The Songhees First Nation sought an order from the Court that as  a result of the Tsilhqot’in decision that the Crown was now required, as a matter of law, to negotiate in good faith with them and make a “reasonable” settlement offer to resolve a pending lawsuit for alleged breaches of Treaty rights that the Songhees  filed against the federal and provincial governments. It was asserted that this new duty flowed from the “honour of the Crown.” The federal government was prepared to negotiate, but the provincial government disputed its legal liability and did not wish to join in settlement negotiations or make an offer to settle. The Songhees First Nation advanced the proposition that the duty to consult with First Nations now included the duty to negotiate the resolution of a legal action outside of the court system, particularly when the costs of proceeding to trial were prohibitive to the First Nation. This enhanced duty included the obligation to make “reasonable” offers of settlement.

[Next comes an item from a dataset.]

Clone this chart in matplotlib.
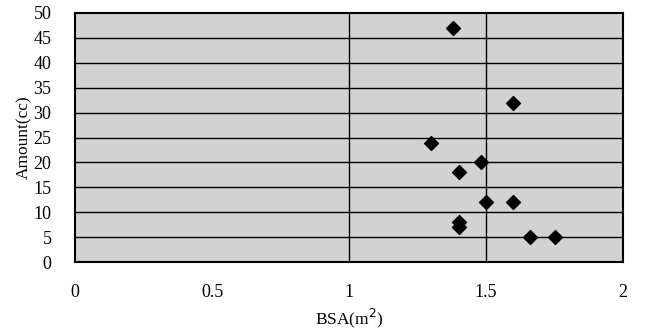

The Songhees First Nation sought to enforce this alleged obligation in the courts, but the Court confirmed that the Crown’s obligations in the post-Tsilhqot’in world does not extend this far and dismissed the Songhees First Nation’s application.

The result is not surprising. The imposition of a duty on governments to negotiate to “reasonable” resolution all disputes with First Nations when the parties may have wildly differing views on their legal liability would be fraught with challenges. It would, in essence, require the federal or provincial governments to forfeit their right of access to the courts as the ultimate arbiter of disputes. The difficulty of enforcing a right to a settlement offer and how “reasonableness” would be determined in the absence of an ultimate court ruling on liability cannot be understated. What is “reasonable” to one party, may be wholly unreasonable to the other. It is highly desirable that governments and First Nations do attempt to resolve claims and reconcile differences outside of the court system; however, to force the Crown to negotiate to resolution every legal dispute with First Nations by making “reasonable” settlement offers as part of the honour of the Crown would create a lop-sided scheme that would neither be fair nor balanced.

The Sam decision does demonstrate that First Nations will use the Tsilhqot’in decision to creatively attempt to advance their legal interests, both in and out of the courts, and that the courts will continue to be faced with novel interpretations of the decision for many years to come.